Perguntam-se (perguntam-nos) eles, já há tempos, sobre essa limitadora visão
sobre África. É o que o faz, por exemplo, o moçambicano Mia Couto. Para ele,
“Essa visão restrita e restritiva do que é genuíno é, possivelmente, uma das principais causas para explicar a desconfiança com que é olhada a literatura produzida em África. A literatura está do lado da modernidade. E nós perdemos ‘identidade’ se atravessamos a fronteira do tradicional [...].” [COUTO, 2005, p. 60]
“Exige-se a um escritor africano aquilo que não se exige a um escritor europeu ou americano. Exigem-se provas de autenticidade. Pergunta-se até que ponto ele é etnicamente genuíno. Ninguém questiona quanto José Saramago representa a cultura de raiz lusitana. É irrelevante saber se James Joyce corresponde ao padrão cultural desta ou daquela etnia europeia. Por que razão os autores africanos devem exibir tais passaportes culturais?” [COUTO, 2005, p. 62-63]
A resposta a
essa indagação crucial, para Mia, reside em que “se continua a pensar a
produção destes africanos como algo do domínio antropológico ou etnográfico. O
que eles estão produzindo não é literatura mas uma transgressão ao que é tido
como tradicionalmente africano.” [COUTO,
2005, p. 63] Para Mia Couto, “é preciso sair dessa armadilha”.

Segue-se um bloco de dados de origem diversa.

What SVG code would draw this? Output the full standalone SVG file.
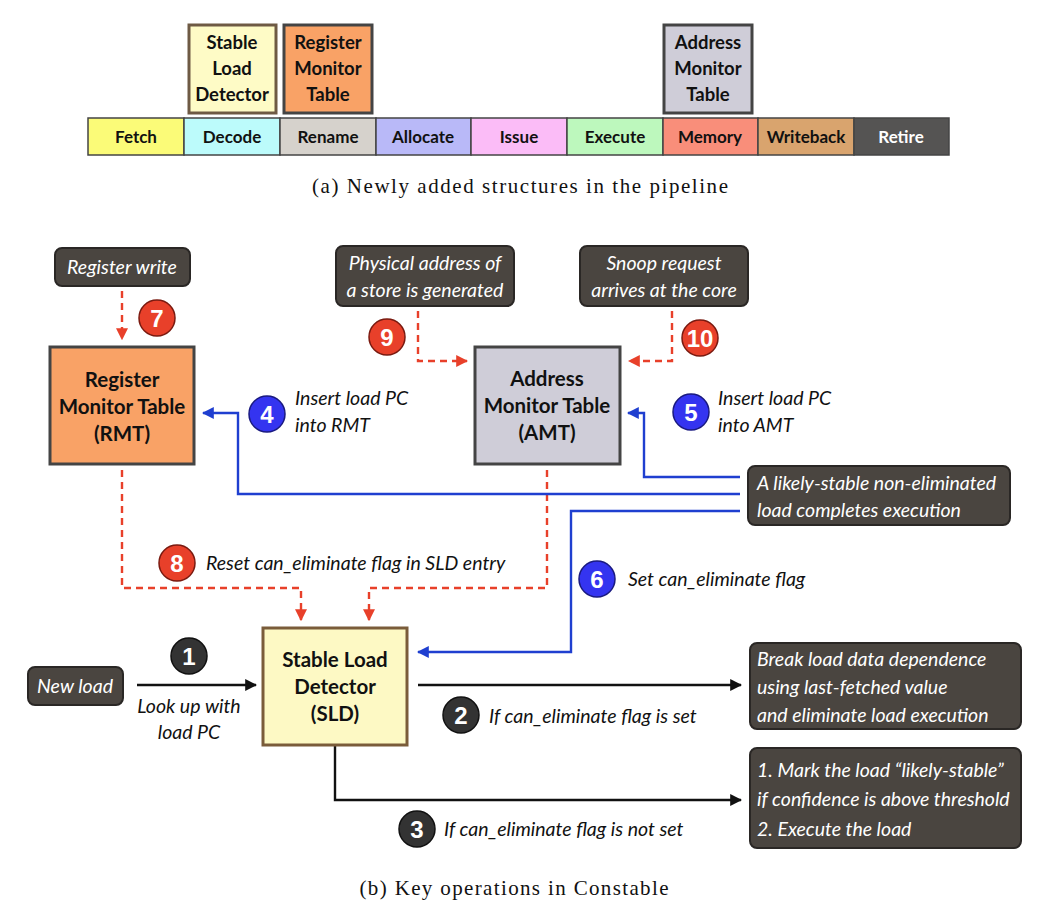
<svg xmlns="http://www.w3.org/2000/svg" width="1042" height="917" viewBox="0 0 1042 917">
  <defs>
    <marker id="arrBlack" viewBox="0 0 10 10" refX="9" refY="5" markerWidth="12" markerHeight="12" markerUnits="userSpaceOnUse" orient="auto">
      <path d="M0,0 L10,5 L0,10 z" fill="#111"/>
    </marker>
    <marker id="arrBlue" viewBox="0 0 10 10" refX="9" refY="5" markerWidth="12" markerHeight="12" markerUnits="userSpaceOnUse" orient="auto">
      <path d="M0,0 L10,5 L0,10 z" fill="#1f3fd0"/>
    </marker>
    <marker id="arrRed" viewBox="0 0 10 10" refX="9" refY="5" markerWidth="12" markerHeight="12" markerUnits="userSpaceOnUse" orient="auto">
      <path d="M0,0 L10,5 L0,10 z" fill="#e8402a"/>
    </marker>
  </defs>
  <style>
    .stage { stroke: #444; stroke-width: 1.5; }
    .stxt { font-family: Lato, "Open Sans", sans-serif; font-weight: bold; font-size: 17px; fill: #111; text-anchor: middle; }
    .struct { stroke: #444; stroke-width: 3; }
    .sbtxt { font-family: Lato, "Open Sans", sans-serif; font-weight: bold; font-size: 18.5px; fill: #111; text-anchor: middle; }
    .ntxt { font-family: Lato, "Open Sans", sans-serif; font-weight: bold; font-size: 20.5px; fill: #111; text-anchor: middle; }
    .dark { fill: #4a4540; stroke: #2a2725; stroke-width: 2; }
    .wtxt { font-family: Lato, "Open Sans", sans-serif; font-style: italic; font-size: 19.5px; fill: #fff; }
    .ltxt { font-family: Lato, "Open Sans", sans-serif; font-style: italic; font-size: 19.5px; fill: #111; }
    .cap { font-family: "Liberation Serif", serif; font-size: 21px; fill: #111; text-anchor: middle; }
    .bnum { font-family: "Liberation Sans", Arial, sans-serif; font-weight: bold; font-size: 24px; fill: #fff; text-anchor: middle; }
    .bred { fill: #e8402a; stroke: #7a1a10; stroke-width: 1.5; }
    .bblue { fill: #3434f0; stroke: #1a1a80; stroke-width: 1.5; }
    .bdark { fill: #333; stroke: #111; stroke-width: 1.5; }
    .cblack { fill: none; stroke: #111; stroke-width: 2.4; }
    .cblue { fill: none; stroke: #1f3fd0; stroke-width: 2.4; }
    .cred { fill: none; stroke: #e8402a; stroke-width: 2.4; stroke-dasharray: 7 5; }
  </style>

  <!-- (a) pipeline stages -->
  <g id="pipeline">
    <rect class="stage" x="88" y="118" width="96" height="37" fill="#fbfb78"/>
    <rect class="stage" x="184" y="118" width="96" height="37" fill="#bcfbfb"/>
    <rect class="stage" x="280" y="118" width="96" height="37" fill="#d6d2cc"/>
    <rect class="stage" x="376" y="118" width="95" height="37" fill="#b9b9f8"/>
    <rect class="stage" x="471" y="118" width="96" height="37" fill="#fbbcf7"/>
    <rect class="stage" x="567" y="118" width="96" height="37" fill="#bdf8bd"/>
    <rect class="stage" x="663" y="118" width="95" height="37" fill="#f98e7a"/>
    <rect class="stage" x="758" y="118" width="96" height="37" fill="#d9a46e"/>
    <rect class="stage" x="854" y="118" width="95" height="37" fill="#555453"/>
    <text class="stxt" x="136" y="143">Fetch</text>
    <text class="stxt" x="232" y="143">Decode</text>
    <text class="stxt" x="328" y="143">Rename</text>
    <text class="stxt" x="423" y="143">Allocate</text>
    <text class="stxt" x="519" y="143">Issue</text>
    <text class="stxt" x="615" y="143">Execute</text>
    <text class="stxt" x="710" y="143">Memory</text>
    <text class="stxt" x="806" y="143">Writeback</text>
    <text class="stxt" x="901" y="143" style="fill:#fff">Retire</text>
  </g>

  <g id="sld-small">
    <rect class="struct" x="189" y="25" width="87" height="88" fill="#fefbc6" style="stroke:#6e5a44"/>
    <text class="sbtxt" x="232" y="49">Stable</text>
    <text class="sbtxt" x="232" y="75">Load</text>
    <text class="sbtxt" x="232" y="101">Detector</text>
  </g>
  <g id="rmt-small">
    <rect class="struct" x="284" y="25" width="88" height="88" fill="#f9a266"/>
    <text class="sbtxt" x="328" y="49">Register</text>
    <text class="sbtxt" x="328" y="75">Monitor</text>
    <text class="sbtxt" x="328" y="101">Table</text>
  </g>
  <g id="amt-small">
    <rect class="struct" x="664" y="25" width="88" height="88" fill="#cfcdd8"/>
    <text class="sbtxt" x="708" y="49">Address</text>
    <text class="sbtxt" x="708" y="75">Monitor</text>
    <text class="sbtxt" x="708" y="101">Table</text>
  </g>

  <text class="cap" x="520" y="193" textLength="416" lengthAdjust="spacing">(a) Newly added structures in the pipeline</text>

  <!-- (b) connectors -->
  <g id="connectors">
    <!-- red dashed: invalidation events -->
    <path class="cred" d="M122,291 V339" marker-end="url(#arrRed)"/>
    <path class="cred" d="M418,311 V361 H467" marker-end="url(#arrRed)"/>
    <path class="cred" d="M672,311 V361 H629" marker-end="url(#arrRed)"/>
    <path class="cred" d="M122,470 V588 H301 V620" marker-end="url(#arrRed)"/>
    <path class="cred" d="M547,470 V588 H369 V620" marker-end="url(#arrRed)"/>
    <!-- blue: completion updates -->
    <path class="cblue" d="M740,494 H238 V413 H203" marker-end="url(#arrBlue)"/>
    <path class="cblue" d="M740,477 H644 V413 H628" marker-end="url(#arrBlue)"/>
    <path class="cblue" d="M740,511 H571 V652 H418" marker-end="url(#arrBlue)"/>
    <!-- black: lookup and outcomes -->
    <path class="cblack" d="M137,685 H256" marker-end="url(#arrBlack)"/>
    <path class="cblack" d="M418,685 H741" marker-end="url(#arrBlack)"/>
    <path class="cblack" d="M335,746 V800 H741" marker-end="url(#arrBlack)"/>
  </g>

  <!-- event boxes -->
  <g id="register-write">
    <rect class="dark" x="55" y="248" width="135" height="38" rx="7"/>
    <text class="wtxt" x="122" y="274" text-anchor="middle">Register write</text>
  </g>
  <g id="phys-addr">
    <rect class="dark" x="336" y="246" width="178" height="60" rx="7"/>
    <text class="wtxt" x="425" y="270" text-anchor="middle">Physical address of</text>
    <text class="wtxt" x="425" y="297" text-anchor="middle">a store is generated</text>
  </g>
  <g id="snoop">
    <rect class="dark" x="580" y="246" width="168" height="60" rx="7"/>
    <text class="wtxt" x="664" y="270" text-anchor="middle">Snoop request</text>
    <text class="wtxt" x="664" y="297" text-anchor="middle">arrives at the core</text>
  </g>

  <!-- monitor tables -->
  <g id="rmt">
    <rect class="struct" x="50" y="347" width="144" height="117" fill="#f9a266"/>
    <text class="ntxt" x="122" y="387">Register</text>
    <text class="ntxt" x="122" y="414">Monitor Table</text>
    <text class="ntxt" x="122" y="441">(RMT)</text>
  </g>
  <g id="amt">
    <rect class="struct" x="475" y="347" width="145" height="117" fill="#cfcdd8"/>
    <text class="ntxt" x="547" y="386">Address</text>
    <text class="ntxt" x="547" y="413">Monitor Table</text>
    <text class="ntxt" x="547" y="440">(AMT)</text>
  </g>

  <g id="completes">
    <rect class="dark" x="748" y="466" width="262" height="59" rx="7"/>
    <text class="wtxt" x="757" y="490">A likely-stable non-eliminated</text>
    <text class="wtxt" x="757" y="517">load completes execution</text>
  </g>

  <g id="sld">
    <rect class="struct" x="263" y="628" width="144" height="117" fill="#fdf9c4" style="stroke:#7a5c3a"/>
    <text class="ntxt" x="335" y="667">Stable Load</text>
    <text class="ntxt" x="335" y="694">Detector</text>
    <text class="ntxt" x="335" y="721">(SLD)</text>
  </g>

  <g id="new-load">
    <rect class="dark" x="28" y="667" width="95" height="38" rx="7"/>
    <text class="wtxt" x="75" y="693" text-anchor="middle">New load</text>
  </g>

  <g id="eliminate">
    <rect class="dark" x="750" y="643" width="271" height="86" rx="7"/>
    <text class="wtxt" x="757" y="666">Break load data dependence</text>
    <text class="wtxt" x="757" y="694">using last-fetched value</text>
    <text class="wtxt" x="757" y="722">and eliminate load execution</text>
  </g>

  <g id="execute">
    <rect class="dark" x="750" y="748" width="271" height="100" rx="7"/>
    <text class="wtxt" x="757" y="777">1. Mark the load “likely-stable”</text>
    <text class="wtxt" x="757" y="806">if confidence is above threshold</text>
    <text class="wtxt" x="757" y="836">2. Execute the load</text>
  </g>

  <!-- step badges -->
  <g id="badges">
    <circle class="bred" cx="157" cy="318" r="18"/><text class="bnum" x="157" y="327">7</text>
    <circle class="bred" cx="387" cy="337" r="18"/><text class="bnum" x="387" y="346">9</text>
    <circle class="bred" cx="700" cy="338" r="18"/><text class="bnum" x="700" y="347">10</text>
    <circle class="bblue" cx="267" cy="414" r="18"/><text class="bnum" x="267" y="423">4</text>
    <circle class="bblue" cx="691" cy="412" r="18"/><text class="bnum" x="691" y="421">5</text>
    <circle class="bred" cx="177" cy="563" r="18"/><text class="bnum" x="177" y="572">8</text>
    <circle class="bblue" cx="597" cy="579" r="18"/><text class="bnum" x="597" y="588">6</text>
    <circle class="bdark" cx="189" cy="656" r="18"/><text class="bnum" x="189" y="665">1</text>
    <circle class="bdark" cx="461" cy="715" r="18"/><text class="bnum" x="461" y="724">2</text>
    <circle class="bdark" cx="417" cy="829" r="18"/><text class="bnum" x="417" y="838">3</text>
  </g>

  <g id="labels">
    <text class="ltxt" x="295" y="405">Insert load PC</text>
    <text class="ltxt" x="295" y="432">into RMT</text>
    <text class="ltxt" x="718" y="405">Insert load PC</text>
    <text class="ltxt" x="718" y="432">into AMT</text>
    <text class="ltxt" x="206" y="570">Reset can_eliminate flag in SLD entry</text>
    <text class="ltxt" x="628" y="586">Set can_eliminate flag</text>
    <text class="ltxt" x="189" y="713" text-anchor="middle">Look up with</text>
    <text class="ltxt" x="189" y="739" text-anchor="middle">load PC</text>
    <text class="ltxt" x="489" y="723">If can_eliminate flag is set</text>
    <text class="ltxt" x="444" y="836">If can_eliminate flag is not set</text>
  </g>

  <text class="cap" x="514" y="895" textLength="309" lengthAdjust="spacing">(b) Key operations in Constable</text>
</svg>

Aceitar seus ditames é sucumbir ao retrato limitador e falso das molduras
pré-concebidas. [COUTO, 2005, p. 61]
E como
disse, essa é uma discussão que já há tempos se coloca aos escritores africanos,
exigindo suas falas e empenhamento. Sobretudo considerando-se o fato de que por
muito tempo as escritas sobre África a disseram como um vazio. Um vazio cujo
símbolo literário mais conhecido talvez seja O
coração das trevas, de Joseph
Conrad. Não por acaso um dos mais eminentes desmistificadores dessa ideia, o
escritor nigeriano Chinua Achebe, num seu texto sobre literatura africana,
contraponha o vazio de Conrad à presença humanizadora criada pela escrita do
senegalês Cheikh Hamidou Kane em seu “poderoso romance” Aventura ambígua. Para Achebe, “Conrad retrata um
vazio; Hamidou Kane celebra uma presença humana e uma luta heróica”. Foi lendo
as escritas sobre África que Achebe percebeu “que as histórias nem sempre são
inocentes” [ACHEBE, 2012, p. 120-121]. Foi escrevendo suas próprias histórias
que Achebe contribuiu para uma percepção outra: a de que “os africanos não são
seres estranhos com nomes impronunciáveis e uma mente impenetrável.” [ACHEBE,
2009, p. 128] Que, em suma, “a África não é uma ficção.” [ACHEBE, 2009, p. 158]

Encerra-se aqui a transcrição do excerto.